Maria Servold, assistant director of the Dow Journalism Program and student publications adviser, said the federation’s proposed Tower Light cut goes against its mission.

“Wilhelmsen believes his role is to tighten the budget and save money for students,” Servold said. “I read their constitution. It says, ‘The organization, known as the Hillsdale College Student Federation, shall exist to allocate student fees for the purpose of improving campus life… and, to support the College in its mission of calling students toward the active cultivation of intellectual and moral excellence.’ To me, that means giving money to the Tower Light.”

Assistant Professor of English Dutton Kearney weighed in on the issue.

“The Tower Light is important because it provides students with a venue to learn how to enculturate what they’ve learned here,” Kearney said. “ For its content and for its graphic design, I would put the Tower Light up against any student literary publication in the nation.”

Wilhelmsen said that the cuts are intended to reflect the mission of the college.

“What I support and what every other officer supports is to decrease student fees and return the money back to the students,” Wilhelmsen said. “They should be very excited to see the student government embody the principles of the college. We want to provide services as efficiently as possible and return what we don’t need.”

Servold disagreed with Wilhelmsen’s perception of the mission of Student Fed.

“I think their job is to spend the money given to them in an appropriate way,” Servold said.

Junior Aaron Schepps, who will serve as the Tower Light’s editor-in-chief during the 2013 fall semester, said he was both surprised and bewildered by the proposed cut.

“The budget was cut before asking me how the Tower Light is made,” Schepps said. “The way I perceive a budget to be built is to say, ‘Hey, here’s how much we used, here’s how much we want to use next year.’ Instead, I was told, ‘You are going to cut 33 percent.”

Wilhelmsen said that the Tower Light would have the ability to return at the beginning of the new school year and request additional money from the discretionary fund.

Rozsa questioned the necessity of the cuts, especially for a publication like the Tower Light.

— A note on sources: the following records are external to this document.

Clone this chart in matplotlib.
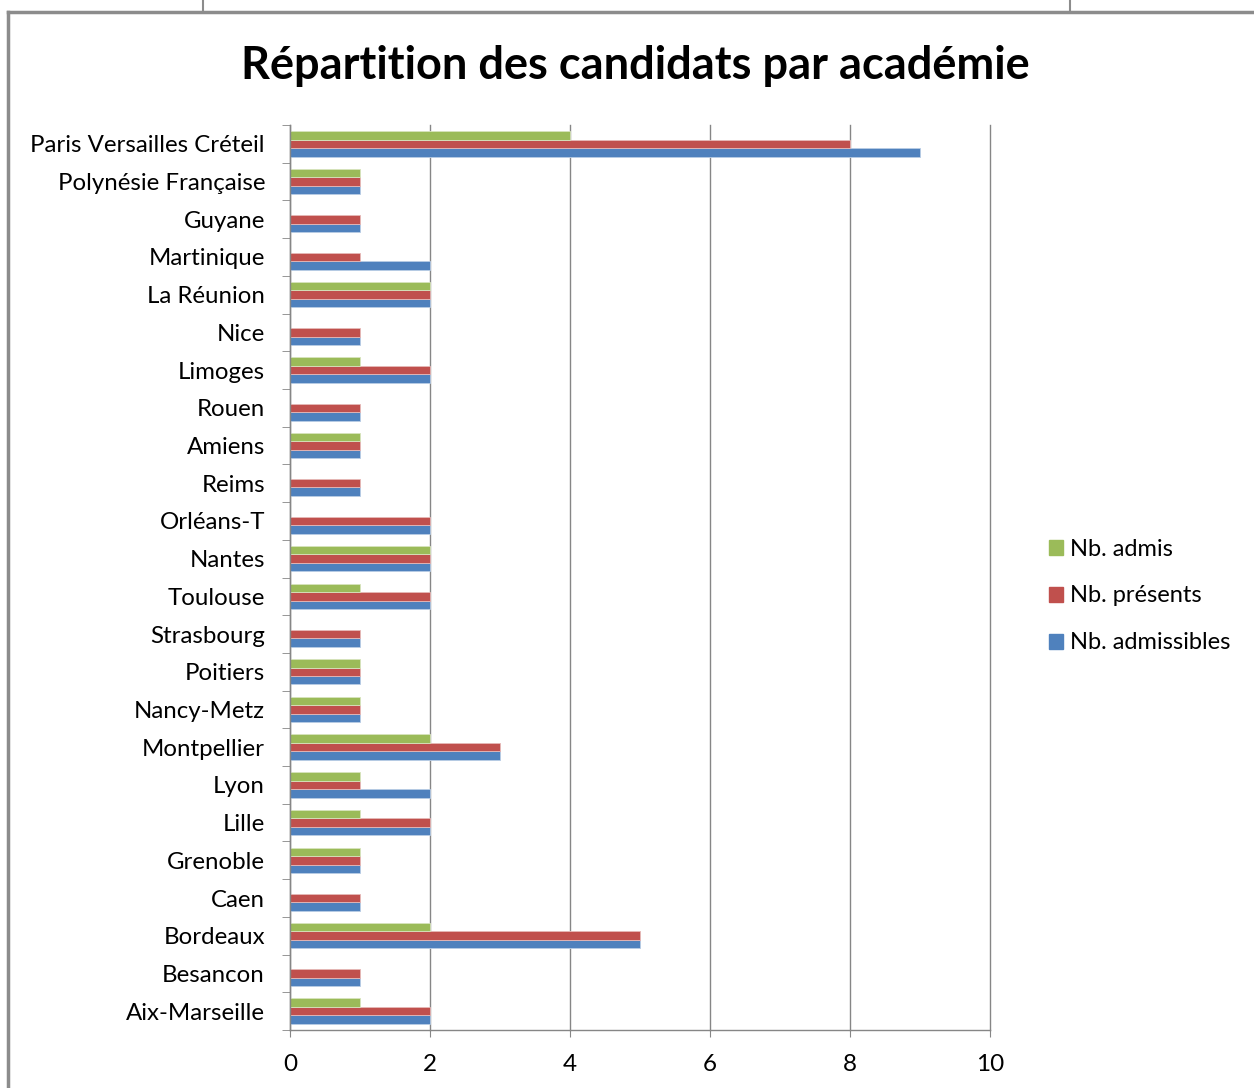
import matplotlib
matplotlib.use('Agg')
import matplotlib.pyplot as plt
import numpy as np
from matplotlib.patches import Patch
from matplotlib.lines import Line2D

# data (bottom to top, as drawn)
academies = ["Aix-Marseille", "Besancon", "Bordeaux", "Caen", "Grenoble", "Lille",
             "Lyon", "Montpellier", "Nancy-Metz", "Poitiers", "Strasbourg", "Toulouse",
             "Nantes", "Orléans-T", "Reims", "Amiens", "Rouen", "Limoges", "Nice",
             "La Réunion", "Martinique", "Guyane", "Polynésie Française",
             "Paris Versailles Créteil"]
admissibles = [2, 1, 5, 1, 1, 2, 2, 3, 1, 1, 1, 2, 2, 2, 1, 1, 1, 2, 1, 2, 2, 1, 1, 9]
presents = [2, 1, 5, 1, 1, 2, 1, 3, 1, 1, 1, 2, 2, 2, 1, 1, 1, 2, 1, 2, 1, 1, 1, 8]
admis = [1, 0, 2, 0, 1, 1, 1, 2, 1, 1, 0, 1, 2, 0, 0, 1, 0, 1, 0, 2, 0, 0, 1, 4]

c_blue = '#4F81BD'
c_red = '#C0504D'
c_green = '#9BBB59'

plt.rcParams['font.family'] = ['Lato', 'DejaVu Sans']

fig = plt.figure(figsize=(12.54, 10.88), dpi=100)
ax = fig.add_axes([290/1254, 1 - 1030/1088, 700/1254, 905/1088])

y = np.arange(len(academies))
h = 0.225
ax.barh(y - h, admissibles, height=h, color=c_blue, edgecolor='#B9CDE5', linewidth=0.6)
ax.barh(y, presents, height=h, color=c_red, edgecolor='#E6B9B8', linewidth=0.6)
ax.barh(y + h, admis, height=h, color=c_green, edgecolor='#D7E4BD', linewidth=0.6)

ax.set_xlim(0, 10)
ax.set_ylim(-0.5, len(academies) - 0.5)
ax.set_xticks([0, 2, 4, 6, 8, 10])
ax.tick_params(axis='x', labelsize=17.5, length=5, color='#868686', pad=12, direction='out')
ax.set_yticks(y)
ax.set_yticklabels(academies, fontsize=17.3)
ax.set_yticks(np.arange(-0.5, len(academies), 1), minor=True)
ax.tick_params(axis='y', which='major', length=0, pad=18)
ax.tick_params(axis='y', which='minor', length=6, color='#868686')
ax.xaxis.grid(True, color='#868686', linewidth=1)
for gl in ax.get_xgridlines():
    gl.set_clip_on(False)
ax.set_axisbelow(True)
for s in ['top', 'right']:
    ax.spines[s].set_visible(False)
for s in ['left', 'bottom']:
    ax.spines[s].set_color('#868686')
    ax.spines[s].set_linewidth(1)

fig.text(635/1254, 1 - 66/1088, "Répartition des candidats par académie",
         ha='center', va='center', fontsize=32.5, fontweight='bold')

handles = [Patch(color=c_green), Patch(color=c_red), Patch(color=c_blue)]
fig.legend(handles, ["Nb. admis", "Nb. présents", "Nb. admissibles"],
           loc='center left', bbox_to_anchor=(1028/1254, 1 - 596/1088),
           frameon=False, fontsize=17, handlelength=0.6, handleheight=0.6,
           handletextpad=0.3, labelspacing=1.1)

# outer frame lines
fig.add_artist(Line2D([8/1254, 8/1254], [0, 1 - 12/1088], color='#8c8c8c', lw=2.5,
                      transform=fig.transFigure))
fig.add_artist(Line2D([8/1254, 1], [1 - 12/1088, 1 - 12/1088], color='#8c8c8c', lw=2.5,
                      transform=fig.transFigure))
fig.add_artist(Line2D([203/1254, 203/1254], [1 - 12/1088, 1], color='#8c8c8c', lw=1.5,
                      transform=fig.transFigure))
fig.add_artist(Line2D([1070/1254, 1070/1254], [1 - 12/1088, 1], color='#8c8c8c', lw=1.5,
                      transform=fig.transFigure))

fig.savefig('out.png', dpi=100, facecolor='white')
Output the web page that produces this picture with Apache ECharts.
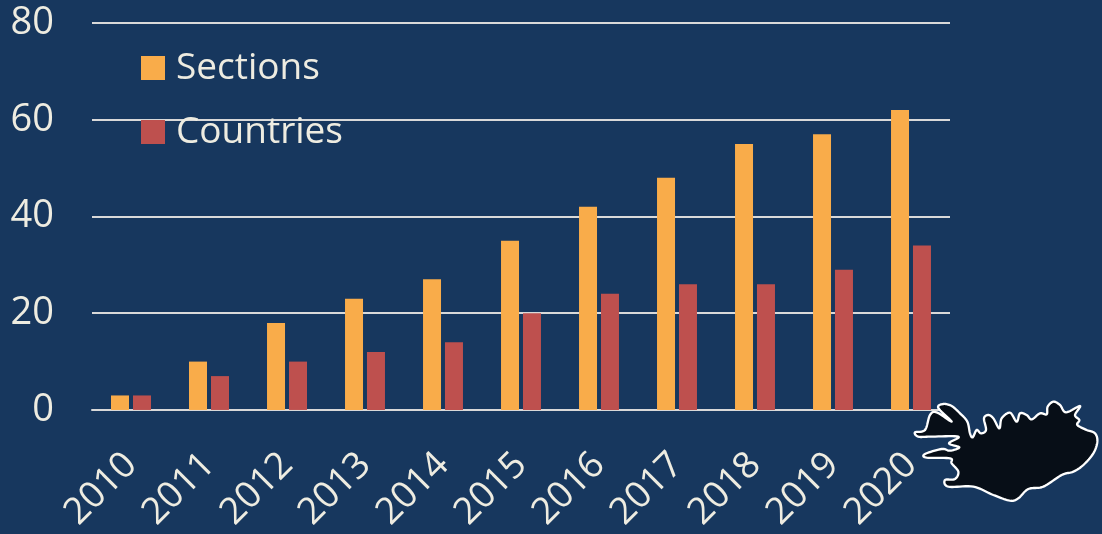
<!DOCTYPE html>
<html><head><meta charset="utf-8">
<style>html,body{margin:0;padding:0;background:#17375e}#c{width:1102px;height:534px}</style>
<script src="https://cdn.jsdelivr.net/npm/echarts@6/dist/echarts.min.js"></script>
</head><body><div id="c"></div>
<script>
const categories = ['2010','2011','2012','2013','2014','2015','2016','2017','2018','2019','2020'];
const sections = [3,10,18,23,27,35,42,48,55,57,62];
const countries = [3,7,10,12,14,20,24,26,26,29,34];
const yTicks = {min:0,max:80,interval:20};
const icelandOutline = [[175,84],[190,72],[215,78],[240,100],[262,125],[270,160],[278,172],[290,150],[303,160],[318,150],[312,115],[325,105],[340,115],[358,145],[365,115],[390,98],[410,125],[420,100],[440,105],[455,118],[480,100],[500,103],[503,80],[520,65],[540,75],[558,97],[600,78],[585,105],[598,120],[592,135],[620,150],[645,160],[652,185],[640,220],[610,255],[580,275],[545,285],[490,320],[445,327],[415,355],[390,362],[340,345],[280,320],[205,320],[195,300],[225,297],[235,275],[215,250],[210,235],[140,233],[135,222],[185,207],[210,212],[238,202],[207,190],[235,170],[150,170],[115,170],[105,157],[135,150],[150,105],[170,97],[215,125]];
// Rounded outline for the decorative map shape
function roundOutline(p){
  const out=[],n=p.length;
  for(let i=0;i<n;i++){
    const a=p[(i-1+n)%n],b=p[i],c=p[(i+1)%n],d=p[(i+2)%n];
    for(let k=0;k<10;k++){
      const t=k/10,t2=t*t,t3=t2*t;
      out.push([0,1].map(j=>0.5*(2*b[j]+(c[j]-a[j])*t+(2*a[j]-5*b[j]+4*c[j]-d[j])*t2+(3*b[j]-a[j]-3*c[j]+d[j])*t3)));
    }
  }
  return out;
}
const font = '"Open Sans"';
const textColor = '#eeece1';
const chart = echarts.init(document.getElementById('c'));
chart.setOption({
  animation:false,
  backgroundColor:'#17375e',
  textStyle:{fontFamily:font},
  grid:{left:92,right:152,top:23,bottom:124,containLabel:false},
  legend:{orient:'vertical',left:136,top:43,itemWidth:24,itemHeight:24,itemGap:24,icon:'rect',
    textStyle:{color:textColor,fontSize:37,fontFamily:font,padding:[4,0,0,6],lineHeight:36},
    data:['Sections','Countries']},
  xAxis:{type:'category',data:categories,
    axisLine:{lineStyle:{color:'#d9d9d9',width:2}},axisTick:{show:false},
    axisLabel:{color:textColor,fontSize:37,rotate:45,margin:49,fontFamily:font,interval:0}},
  yAxis:{type:'value',min:yTicks.min,max:yTicks.max,interval:yTicks.interval,
    axisLine:{show:false},axisTick:{show:false},
    splitLine:{lineStyle:{color:'#d9d9d9',width:2}},
    axisLabel:{color:textColor,fontSize:38,margin:38,fontFamily:font,padding:[8,0,0,0]}},
  series:[
    {name:'Sections',type:'bar',data:sections,barWidth:18,barGap:'22%',itemStyle:{color:'#f9ac4a'}},
    {name:'Countries',type:'bar',data:countries,barWidth:18,barGap:'22%',itemStyle:{color:'#be504e'}}
  ],
  graphic:[{type:'polygon',x:880,y:380,scaleX:1/3,scaleY:1/3,z:100,
    shape:{points:roundOutline(icelandOutline)},
    style:{fill:'#070e17',stroke:'#ffffff',lineWidth:7,lineJoin:'round'}}]
});
</script></body></html>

“Why do we need to cut the budget?” Rozsa said. “We’re not hurting for money. Instead, we’re using it to create a work of art.”

Kearney said the Tower Light is an important facet of the college’s arts education.

“Student poets, writers, photographers, and graphic designers produce the publication. They attend lectures and workshops led by our robust Visiting Writers Program,” Kearney said. “Students then imitate those successful poets, novelists, and essayists—and they do so in a conscious conversation with the curriculum of the College.”

Schepps also worried that the quality of the Tower Light would suffer if the new cuts were made official.

“The Tower Light has increased immensely in quality over the years,” Schepps said. “I did a lot of looking at other top literary journals and subscribed to professional journals, and the Tower Light is very competitive.”

Wilhelmsen said the quality of the Tower Light is not at stake.

“They claim that the quality will drop, but it doesn’t make sense. Just produce less copies of the same thing. We don’t want to damage the ability of the Tower Light to produce their product,” Wilhelmsen said.

Wilhelmsen also expressed a concern that excess copies were going to members of the faculty and of the staff.

“The faculty and staff don’t pay student fees. They’re given copies of the Tower Light on the students’ dime,” Wilhelmsen said. “Our constitution says that the money we use must be for the benefit of the students.”

Schepps noted, among other things, that the publication is used by the admissions department of the college to showcase the skills and talents of current students to prospective students.

Other proposed cuts include a $4,000 reduction in the publication budget for the Winona yearbook, as well as a nearly 50 percent cut in the budget for student planners.

Those who wish to contribute their thoughts to the debate can do so at the Student Fed meeting tonight at 5:00 p.m. in the Knorr room next to the old snack bar.